[LU-1573] avoid data corruption for direct io data Created: 27/Jun/12 Updated: 03/Feb/17 Resolved: 03/Feb/17 |
|
| Status: | Resolved |
| Project: | Lustre |
| Component/s: | None |
| Affects Version/s: | None |
| Fix Version/s: | Lustre 2.10.0 |
| Type: | Bug | Priority: | Critical |
| Reporter: | Alexey Lyashkov | Assignee: | Alex Zhuravlev |
| Resolution: | Fixed | Votes: | 0 |
| Labels: | None | ||
| Environment: |
any lustre version |
||
| Issue Links: |
|
||||
| Story Points: | 4 | ||||
| Severity: | 3 | ||||
| Rank (Obsolete): | 4001 | ||||
| Description |
|
when we call a shutdown (without -f) we a set a 'notransno' flag to put all requests in replay queue. case 'A': LCONSOLE_WARN("Failing over %s\n", obd->obd_name); obd->obd_fail = 1; obd->obd_no_transno = 1; ^^^^^^^^^^^^^^^^^^^^^^^^^^^^^^^^^^^^^^^^^^^^^^^^ if that will be raced with obd_commitrw_write() which process a DIO request - reply will be sent without last_commited trasno update. If user land application will be reused a same buffer for different data after exit from write(2) call, ptlrpc will started to replay that request, but send a invalid data to the OST. so we a corrupt data on OST side. replicate that bug is very easy. we found that bug in testing DIO under failover. |
| Comments |
| Comment by Alexey Lyashkov [ 27/Jun/12 ] |
|
remote: http://review.whamcloud.com/3197 patch created as port of 2.1 code, so question about create same for osd_io.c and possible for osd-zfs. |
| Comment by Andreas Dilger [ 04/Jul/12 ] |
|
Alex, I was looking to see how this would apply to OFD/osd-ldiskfs/osd-zfs, but it is not at all obvious due to changes in this code.
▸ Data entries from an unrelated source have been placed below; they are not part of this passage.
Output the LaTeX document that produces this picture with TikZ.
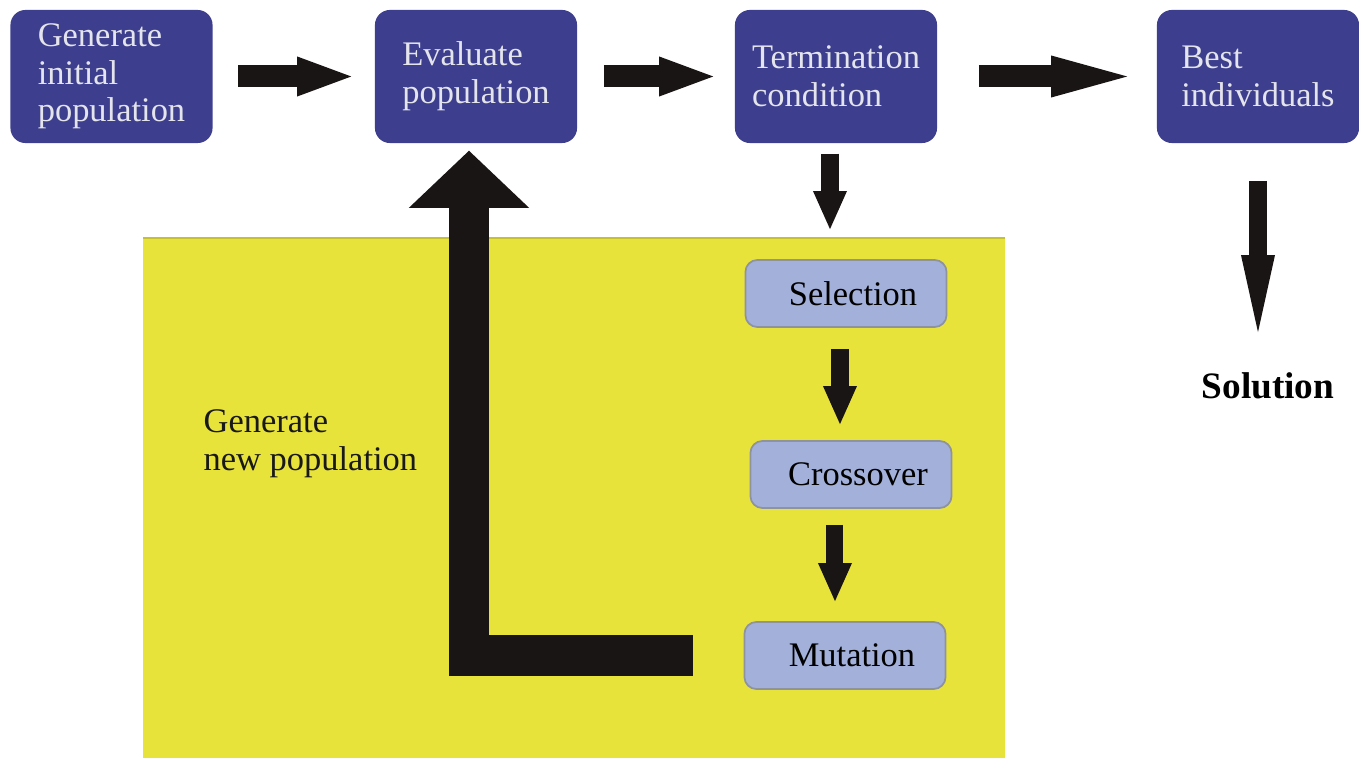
\documentclass[tikz,border=0pt]{standalone}
\usepackage{fontspec}
\setmainfont{Liberation Serif}
\usetikzlibrary{arrows.meta}

\definecolor{boxblue}{HTML}{3D3F8E}
\definecolor{boxtext}{HTML}{E4E4EC}
\definecolor{stepblue}{HTML}{A3B1DA}
\definecolor{stepline}{HTML}{8E939E}
\definecolor{panelyellow}{HTML}{E8E33A}
\definecolor{arrowblack}{HTML}{1A1515}

\begin{document}
\begin{tikzpicture}
  [x=0.01cm,y=-0.01cm,
   every node/.style={font=\fontsize{9.8}{10.7}\selectfont,inner sep=0pt},
   darkbox/.style={rectangle,rounded corners=0.15cm,fill=boxblue,text=boxtext,align=left,minimum width=2.02cm,minimum height=1.33cm},
   lightbox/.style={rectangle,rounded corners=0.12cm,fill=stepblue,draw=stepline,line width=0.5pt,minimum width=2.01cm,minimum height=0.67cm},
   flowarrow/.style={draw=arrowblack,line width=0.22cm,-{Triangle[length=0.54cm,width=0.40cm,line width=0pt]}},
   steparrow/.style={draw=arrowblack,line width=0.17cm,-{Triangle[length=0.38cm,width=0.34cm,line width=0pt]}},
   looparrow/.style={draw=arrowblack,line width=0.40cm,-{Triangle[length=0.57cm,width=1.20cm,line width=0pt]}}]
  \useasboundingbox (0,0) rectangle (1359,758);

  % yellow panel
  \fill[panelyellow] (143,238) rectangle (1005,758);
  \draw[panelyellow!85!black,line width=0.4pt] (143,238) -- (1005,238);

  \node[darkbox] (init) at (111.5,76.5) {Generate\\initial\\population};
  \node[darkbox] (eval) at (476,76.5) {Evaluate\\population};
  \node[darkbox] (term) at (836,76.5) {Termination\\condition};
  \node[darkbox] (best) at (1258,76.5) {Best\\individuals};
  \node[lightbox] (sel) at (846,293.5) {\hspace{0.14cm}Selection};
  \node[lightbox] (cross) at (851,474.5) {\hspace{0.14cm}Crossover};
  \node[lightbox] (mut) at (845,655.5) {\hspace{0.14cm}Mutation};
  \node[anchor=west,align=left,text=black!90] (newpop) at (203,443.5) {Generate\\new population};
  \node[font=\fontsize{10.6}{12}\selectfont\bfseries] (sol) at (1268,386) {Solution};

  \foreach \from/\to/\s/\e in {init/eval/0.25/0.23,eval/term/0.26/0.21}
    \draw[flowarrow,shorten <=\s cm,shorten >=\e cm] (\from) -- (\to);
  \draw[flowarrow,shorten <=0.41cm,shorten >=0.29cm,-{Triangle[length=0.76cm,width=0.42cm,line width=0pt]}] (term) -- (best);

  \foreach \from/\to/\dx/\s/\e in {term/sel/-0.06/0.10/0.30,sel/cross/-0.06/0.21/0.16,cross/mut/-0.16/0.16/0.20}
    \draw[steparrow,shorten <=\s cm,shorten >=\e cm] ([xshift=\dx cm]\from.south) -- ([xshift=\dx cm]\from.south |- \to.north);
  \draw[steparrow,shorten <=0.37cm,shorten >=0.40cm,-{Triangle[length=0.77cm,width=0.34cm,line width=0pt]}] (best.south) -- (best.south |- sol.north);

  \draw[looparrow,shorten <=0.51cm,shorten >=0.07cm] (mut.west) -| ([xshift=-0.07cm]eval.south);

\end{tikzpicture}
\end{document}
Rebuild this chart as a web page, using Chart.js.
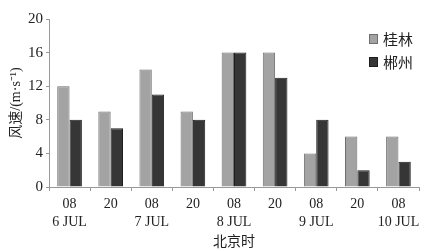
<!DOCTYPE html>
<html>
<head>
<meta charset="utf-8">
<script src="https://cdn.jsdelivr.net/npm/chart.js@4/dist/chart.umd.min.js"></script>
<style>
  html, body { margin: 0; padding: 0; background: #fff; }
  #wrap { width: 435px; height: 251px; position: relative; }
</style>
</head>
<body>
<div id="wrap"><canvas id="c" width="435" height="251"></canvas></div>
<script>
// Dados
const horas = ['08', '20', '08', '20', '08', '20', '08', '20', '08'];
const dias = ['6 JUL', '', '7 JUL', '', '8 JUL', '', '9 JUL', '', '10 JUL'];
const guilin = [12, 9, 14, 9, 16, 16, 4, 6, 6];
const chenzhou = [8, 7, 11, 8, 16, 13, 8, 2, 3];
const yTicks = [0, 4, 8, 12, 16, 20];

const serif = '"Liberation Serif", "DejaVu Serif", serif';
const cjk = '"Noto Sans CJK SC", sans-serif';

// Legenda dentro da área do gráfico
const legendaInterna = {
  id: 'legendaInterna',
  afterDraw(chart) {
    const ctx = chart.ctx;
    const x = chart.chartArea.right - 50;
    chart.data.datasets.forEach((ds, i) => {
      const y = chart.chartArea.top + 15 + i * 23;
      ctx.save();
      ctx.fillStyle = ds.backgroundColor;
      ctx.strokeStyle = ds.borderColor;
      ctx.lineWidth = 1;
      ctx.fillRect(x, y, 9, 10);
      ctx.strokeRect(x + 0.5, y + 0.5, 8, 9);
      ctx.fillStyle = '#222';
      ctx.font = '15px ' + cjk;
      ctx.textBaseline = 'middle';
      ctx.fillText(ds.label, x + 14, y + 5);
      ctx.restore();
    });
  }
};

new Chart(document.getElementById('c'), {
  type: 'bar',
  data: {
    labels: horas.map((h, i) => [h, dias[i]]),
    datasets: [
      { label: '桂林', data: guilin, backgroundColor: '#a3a3a3', borderColor: '#6e6e6e', borderWidth: 1 },
      { label: '郴州', data: chenzhou, backgroundColor: '#363636', borderColor: '#1e1e1e', borderWidth: 1 }
    ]
  },
  options: {
    responsive: false,
    animation: false,
    layout: { padding: { top: 19, right: 16, left: 0, bottom: 0 } },
    plugins: { legend: { display: false }, tooltip: { enabled: false } },
    datasets: { bar: { categoryPercentage: 0.6, barPercentage: 1 } },
    scales: {
      x: {
        grid: { display: true, drawOnChartArea: false, offset: true, tickLength: 4, color: '#999' },
        border: { color: '#999' },
        ticks: { color: '#222', font: { family: serif, size: 14, lineHeight: 1.25 }, padding: 5, maxRotation: 0, autoSkip: false },
        title: { display: true, text: '北京时', color: '#222', font: { family: cjk, size: 14 }, padding: { top: 0, bottom: 2 } },
        afterFit(s) { s.height = 64; }
      },
      y: {
        min: 0, max: 20,
        afterBuildTicks(s) { s.ticks = yTicks.map(v => ({ value: v })); },
        grid: { display: true, drawOnChartArea: false, tickLength: 3, color: '#999' },
        border: { color: '#999' },
        ticks: { color: '#222', font: { family: serif, size: 15 }, padding: 3 },
        title: { display: true, text: '风速/(m·s⁻¹)', color: '#222', font: { family: '"Liberation Serif", "Noto Sans CJK SC", serif', size: 14 }, padding: { top: 8, bottom: 0 } },
        afterFit(s) { s.width = 49; }
      }
    }
  },
  plugins: [legendaInterna]
});
</script>
</body>
</html>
Could you (or Mike, as you see fit) please look into porting this patch for the updated OFD/OSD code. |
| Comment by Alex Zhuravlev [ 05/Jul/12 ] |
|
shouldn't we just always set transno to 0 on OSS side for sync requests? |
| Comment by Oleg Drokin [ 05/Jul/12 ] |
|
I personally think this is not really a "critical" issue. Sure the corruption is real, but the condition is not all that normal. Soft failovers are usually only done in testing for simplicity and speed, or for administrative reasons. I guess the only case not like this is the fail back once the primary node comes back online. |
| Comment by Alexey Lyashkov [ 05/Jul/12 ] |
|
Alex, for sync requests - we need always reply with request transno <= committed transno, or don't send reply at all. |
| Comment by Alex Zhuravlev [ 05/Jul/12 ] |
|
for sync request transno makes no sense, IMHO. |
| Comment by Nathan Rutman [ 21/Nov/12 ] |
|
Xyratex-bug-id: MRP-542 |
| Comment by Alex Zhuravlev [ 18/Dec/12 ] |
|
not sure what's expected in this ticket.. as I said before, if RPC is not a subject to replay, then just do not set transno in reply. |
| Comment by Alexey Lyashkov [ 15/Mar/13 ] |
|
Alex, that is not enough because DIO page have a pointer to user page, instead of buffered IO have a copy user data inside. |
| Comment by Alex Zhuravlev [ 15/Mar/13 ] |
|
sorry, I don't follow... it doesn't matter where the buffers are, imo. sync request means OST replies when the write is committed. in turn, this mean recovery/replay is not needed in the first place. then setting transno to 0 should be enough. |
| Comment by Alexey Lyashkov [ 27/Mar/13 ] |
|
when we have set a no_trasno - we have stop sending a transo updates to a clients (same way used to create recovery barrier in tests). after it - all requests put in recovery queue as rq_transno isn't less then last_transo from a clients. Ptlrpc don't have a differences between buffered write (where kernel have a copy of userspace data) and DIO - don't have a copy and have a direct pointer to userspace. both types of requests put in replay queue to able to replay after fail. that description enough? or that is fixes in 2.4 in different way? may you verify DIO requests don't put in recovery queue after recovery barrier? |
| Comment by Alex Zhuravlev [ 27/Mar/13 ] |
|
you're confusing last_committed (which we do not update when notransno flag is set) and per-rpc transno which we set always: void target_committed_to_req(struct ptlrpc_request *req) if (!exp->exp_obd->obd_no_transno && req->rq_repmsg != NULL) |
| Comment by Alex Zhuravlev [ 26/Apr/13 ] |
|
as per discussion with Alexey at LUG: DIO should be waiting for IO completion on OST (otherwise it can get stuck awaiting for last transno to be transfered by ping), given so it makes sense to set transno to 0 in this case. |
| Comment by Alexey Lyashkov [ 26/Apr/13 ] |
|
so my original patch looks fine. that is drop a reply for a no trasno mode, simulating to waiting a commit from journal and prevent a moving from sending to replay list. |
| Comment by Gerrit Updater [ 18/Jan/17 ] |
|
James Nunez (james.a.nunez@intel.com) uploaded a new patch: https://review.whamcloud.com/24940 |
| Comment by Gerrit Updater [ 03/Feb/17 ] |
|
Oleg Drokin (oleg.drokin@intel.com) merged in patch https://review.whamcloud.com/16680/ |
| Comment by Peter Jones [ 03/Feb/17 ] |
|
Landed for 2.10 |